Monday 28 May 2018

AIB saves €1bn by freezing rises in defined benefit plan

The AIB defined pension is now €144m in surplus. (stock photo)
The AIB defined pension is now €144m in surplus. (stock photo)
Charlie Weston

Charlie Weston

AIB has wiped €1bn from the deficit in its defined benefit pension scheme by deciding not to pay increases to those in receipt of a pension.

The huge improvement in the finances of the scheme from the decision to stop paying discretionary rises indicates how expensive pension rises can be for a scheme.

It shows that if the Government was to restrict the pension payment rises for public servants it would save the Exchequer billions of euro.

The AIB defined pension is now €144m in surplus. It has 16,736 members comprising 3,913 pensioners and 12,823 deferred members.

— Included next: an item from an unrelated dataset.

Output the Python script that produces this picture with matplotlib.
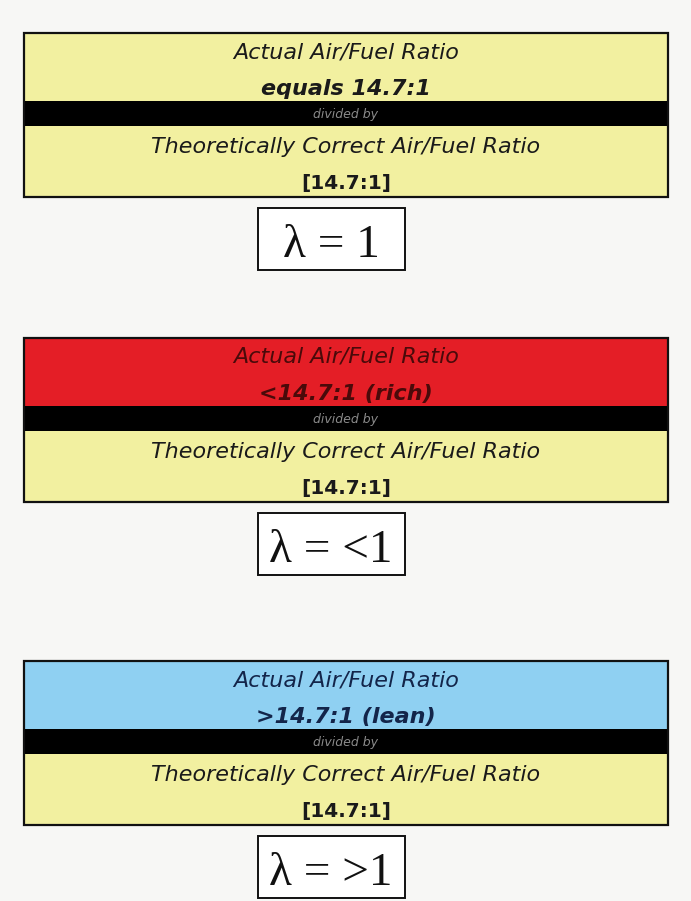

Of the deferred members, there are over 1,890 members who are currently employed by AIB group, the bank said.

A note in the AIB annual accounts for 2016 shows that the decision not to pay discretionary increases to pensioners of the scheme resulted in a gain of €1.017bn for the scheme.

The note said AIB took actuarial and external legal advice when it decided to stop paying increases for pensions in payment.

A defined benefit (DB) pension scheme promises a pension based on your final salary and length of service.

Large numbers of private sector employers are shutting down DB schemes as they are too expensive to maintain.

Asked about the move, AIB said that its board instigated a five-year moratorium on any increases to pensions arising under the DB scheme.

"As this arrangement expires, the board has now put in place a formal annual process that allows it to consider, every year, what discretionary increase in pensions in payment it should fund for that year.

"For 2017 this remains at zero and this will be reviewed again by the board in 2018 and then again every year thereafter."

It added that the obligations and commitments of AIB to its current and future pensioners remain unchanged.

It said the €1bn is a saving in the valuation of the pension fund and does not impact the banks reported profit.